----- Supplied information -----

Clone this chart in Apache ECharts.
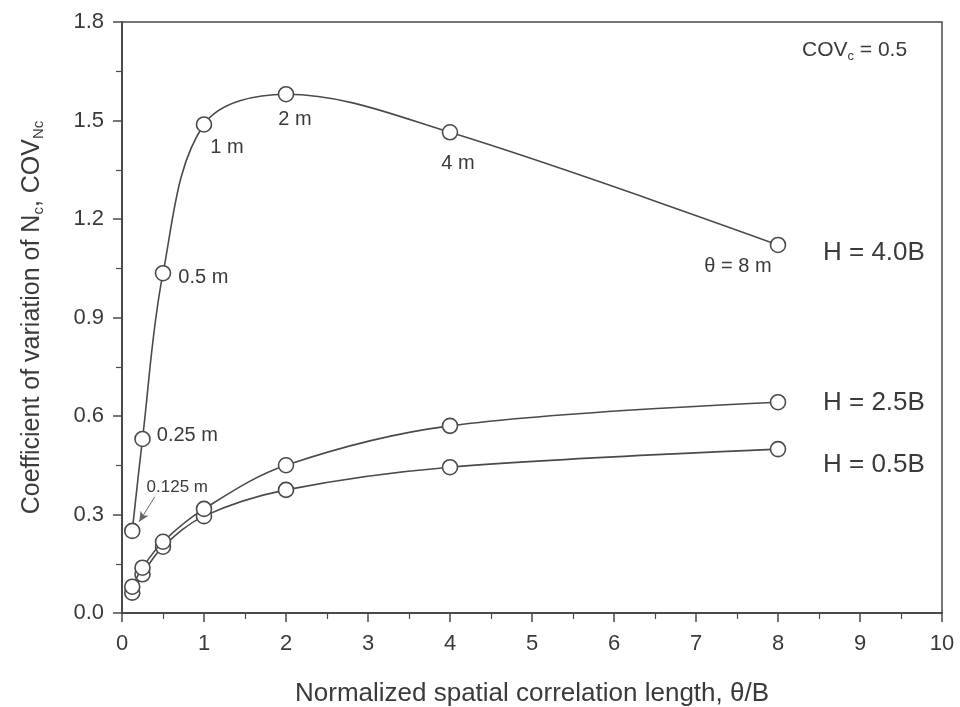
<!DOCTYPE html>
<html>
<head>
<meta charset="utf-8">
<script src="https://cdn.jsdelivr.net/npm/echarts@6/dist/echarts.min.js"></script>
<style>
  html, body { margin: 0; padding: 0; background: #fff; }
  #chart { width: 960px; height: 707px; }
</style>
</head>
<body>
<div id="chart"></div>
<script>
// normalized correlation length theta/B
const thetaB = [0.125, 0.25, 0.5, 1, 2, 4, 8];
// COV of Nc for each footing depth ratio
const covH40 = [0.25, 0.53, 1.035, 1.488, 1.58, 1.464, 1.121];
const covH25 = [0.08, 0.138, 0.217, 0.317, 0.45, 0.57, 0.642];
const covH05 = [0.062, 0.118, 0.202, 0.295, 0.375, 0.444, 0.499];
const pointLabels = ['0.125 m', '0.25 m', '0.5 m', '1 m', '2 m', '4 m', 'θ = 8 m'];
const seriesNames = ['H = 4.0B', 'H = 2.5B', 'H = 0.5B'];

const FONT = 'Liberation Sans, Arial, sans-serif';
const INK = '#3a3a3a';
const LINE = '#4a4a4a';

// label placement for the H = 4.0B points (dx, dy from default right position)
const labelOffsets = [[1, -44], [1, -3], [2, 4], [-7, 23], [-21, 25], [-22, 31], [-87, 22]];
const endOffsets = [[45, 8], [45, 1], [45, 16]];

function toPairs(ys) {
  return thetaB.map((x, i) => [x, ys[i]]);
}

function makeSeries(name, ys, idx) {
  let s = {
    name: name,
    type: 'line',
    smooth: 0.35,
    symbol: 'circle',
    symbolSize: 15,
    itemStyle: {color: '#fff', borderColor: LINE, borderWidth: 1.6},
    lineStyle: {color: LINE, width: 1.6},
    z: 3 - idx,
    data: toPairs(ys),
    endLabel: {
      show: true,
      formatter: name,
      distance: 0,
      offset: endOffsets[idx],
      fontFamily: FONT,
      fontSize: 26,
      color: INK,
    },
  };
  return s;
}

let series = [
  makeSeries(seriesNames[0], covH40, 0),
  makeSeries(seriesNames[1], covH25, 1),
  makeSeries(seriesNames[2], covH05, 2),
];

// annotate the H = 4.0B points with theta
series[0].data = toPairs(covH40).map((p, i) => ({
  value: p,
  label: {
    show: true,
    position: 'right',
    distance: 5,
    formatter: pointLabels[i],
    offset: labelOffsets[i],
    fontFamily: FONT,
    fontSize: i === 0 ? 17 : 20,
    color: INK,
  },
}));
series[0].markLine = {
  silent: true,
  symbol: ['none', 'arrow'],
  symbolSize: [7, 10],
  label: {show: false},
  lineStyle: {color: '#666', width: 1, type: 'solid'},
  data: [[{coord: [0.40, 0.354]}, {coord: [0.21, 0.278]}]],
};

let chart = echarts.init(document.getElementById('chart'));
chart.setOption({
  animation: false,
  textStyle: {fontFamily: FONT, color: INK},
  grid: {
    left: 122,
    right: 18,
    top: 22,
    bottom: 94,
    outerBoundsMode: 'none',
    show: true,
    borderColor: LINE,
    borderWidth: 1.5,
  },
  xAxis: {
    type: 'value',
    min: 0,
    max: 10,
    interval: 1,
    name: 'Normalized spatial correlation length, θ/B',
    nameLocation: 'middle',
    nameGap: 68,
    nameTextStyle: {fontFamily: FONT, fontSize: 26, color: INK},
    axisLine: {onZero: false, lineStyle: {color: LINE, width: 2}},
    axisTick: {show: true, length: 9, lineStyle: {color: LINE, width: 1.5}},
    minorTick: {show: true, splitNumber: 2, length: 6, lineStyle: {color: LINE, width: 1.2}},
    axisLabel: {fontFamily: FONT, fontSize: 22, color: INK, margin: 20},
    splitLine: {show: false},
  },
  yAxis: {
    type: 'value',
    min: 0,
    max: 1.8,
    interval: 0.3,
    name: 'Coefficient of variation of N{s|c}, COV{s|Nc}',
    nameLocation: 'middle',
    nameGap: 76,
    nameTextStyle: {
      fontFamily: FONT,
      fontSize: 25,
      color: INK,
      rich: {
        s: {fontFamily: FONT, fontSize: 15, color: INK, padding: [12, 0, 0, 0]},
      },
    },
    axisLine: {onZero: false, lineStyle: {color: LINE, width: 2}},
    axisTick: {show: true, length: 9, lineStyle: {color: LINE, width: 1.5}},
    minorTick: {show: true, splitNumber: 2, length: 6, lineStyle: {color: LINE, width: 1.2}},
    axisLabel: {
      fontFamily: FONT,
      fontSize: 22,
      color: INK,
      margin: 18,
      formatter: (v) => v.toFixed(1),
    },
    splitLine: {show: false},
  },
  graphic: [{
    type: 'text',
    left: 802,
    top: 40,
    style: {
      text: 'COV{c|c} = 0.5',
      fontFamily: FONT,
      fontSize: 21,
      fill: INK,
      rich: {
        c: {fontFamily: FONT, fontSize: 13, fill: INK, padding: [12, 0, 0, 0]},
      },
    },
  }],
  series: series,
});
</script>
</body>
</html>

-----
----- Supplied information -----

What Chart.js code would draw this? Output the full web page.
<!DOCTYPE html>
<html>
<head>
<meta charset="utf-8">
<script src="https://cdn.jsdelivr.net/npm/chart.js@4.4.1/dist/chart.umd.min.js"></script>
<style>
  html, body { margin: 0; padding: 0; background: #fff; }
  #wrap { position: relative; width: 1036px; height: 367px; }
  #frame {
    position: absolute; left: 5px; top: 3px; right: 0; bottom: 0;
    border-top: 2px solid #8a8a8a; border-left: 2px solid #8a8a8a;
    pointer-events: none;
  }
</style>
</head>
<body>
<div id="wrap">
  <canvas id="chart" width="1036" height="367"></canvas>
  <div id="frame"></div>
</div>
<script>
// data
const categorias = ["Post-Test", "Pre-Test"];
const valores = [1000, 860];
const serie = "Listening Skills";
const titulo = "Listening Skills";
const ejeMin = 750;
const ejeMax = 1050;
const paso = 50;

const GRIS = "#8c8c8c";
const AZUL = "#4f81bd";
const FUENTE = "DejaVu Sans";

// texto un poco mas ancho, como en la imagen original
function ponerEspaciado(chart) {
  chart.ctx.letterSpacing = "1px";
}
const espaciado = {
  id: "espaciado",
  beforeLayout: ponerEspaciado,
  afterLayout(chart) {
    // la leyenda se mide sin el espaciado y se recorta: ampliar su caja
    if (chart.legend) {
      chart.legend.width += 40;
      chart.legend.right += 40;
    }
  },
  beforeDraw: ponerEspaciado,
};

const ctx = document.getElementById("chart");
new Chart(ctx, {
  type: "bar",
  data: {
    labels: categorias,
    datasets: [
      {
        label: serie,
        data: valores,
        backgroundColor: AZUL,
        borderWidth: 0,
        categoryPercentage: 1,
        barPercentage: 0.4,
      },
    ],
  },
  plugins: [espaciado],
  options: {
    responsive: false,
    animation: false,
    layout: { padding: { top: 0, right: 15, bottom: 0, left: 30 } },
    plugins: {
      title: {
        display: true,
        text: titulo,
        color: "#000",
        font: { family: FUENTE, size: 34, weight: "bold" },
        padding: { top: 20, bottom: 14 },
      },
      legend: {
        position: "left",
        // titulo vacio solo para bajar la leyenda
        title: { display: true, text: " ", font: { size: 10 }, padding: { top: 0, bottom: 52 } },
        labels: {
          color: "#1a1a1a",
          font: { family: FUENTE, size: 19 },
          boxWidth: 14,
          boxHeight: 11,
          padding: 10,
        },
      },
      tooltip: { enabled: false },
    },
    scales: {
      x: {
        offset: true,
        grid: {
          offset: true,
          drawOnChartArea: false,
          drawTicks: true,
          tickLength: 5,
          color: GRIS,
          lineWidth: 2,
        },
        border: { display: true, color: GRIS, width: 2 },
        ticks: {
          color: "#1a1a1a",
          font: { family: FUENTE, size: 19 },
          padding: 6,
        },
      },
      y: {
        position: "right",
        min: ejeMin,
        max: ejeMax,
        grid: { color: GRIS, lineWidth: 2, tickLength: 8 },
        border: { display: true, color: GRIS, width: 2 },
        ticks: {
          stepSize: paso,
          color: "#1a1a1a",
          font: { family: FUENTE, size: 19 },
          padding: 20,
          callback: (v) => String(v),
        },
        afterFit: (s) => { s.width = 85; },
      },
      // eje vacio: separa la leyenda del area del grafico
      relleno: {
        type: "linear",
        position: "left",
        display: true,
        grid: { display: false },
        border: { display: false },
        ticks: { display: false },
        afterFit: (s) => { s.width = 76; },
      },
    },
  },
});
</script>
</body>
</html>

-----

Copy out, exactly, every line from the one that contains "Clone this chart in Apache ECharts." through the one that contains "const LINE = '#4a4a4a';". Pictures stay out of the copy.

* [Answer to the exercise]:
Clone this chart in Apache ECharts.
<!DOCTYPE html>
<html>
<head>
<meta charset="utf-8">
<script src="https://cdn.jsdelivr.net/npm/echarts@6/dist/echarts.min.js"></script>
<style>
  html, body { margin: 0; padding: 0; background: #fff; }
  #chart { width: 960px; height: 707px; }
</style>
</head>
<body>
<div id="chart"></div>
<script>
// normalized correlation length theta/B
const thetaB = [0.125, 0.25, 0.5, 1, 2, 4, 8];
// COV of Nc for each footing depth ratio
const covH40 = [0.25, 0.53, 1.035, 1.488, 1.58, 1.464, 1.121];
const covH25 = [0.08, 0.138, 0.217, 0.317, 0.45, 0.57, 0.642];
const covH05 = [0.062, 0.118, 0.202, 0.295, 0.375, 0.444, 0.499];
const pointLabels = ['0.125 m', '0.25 m', '0.5 m', '1 m', '2 m', '4 m', 'θ = 8 m'];
const seriesNames = ['H = 4.0B', 'H = 2.5B', 'H = 0.5B'];

const FONT = 'Liberation Sans, Arial, sans-serif';
const INK = '#3a3a3a';
const LINE = '#4a4a4a';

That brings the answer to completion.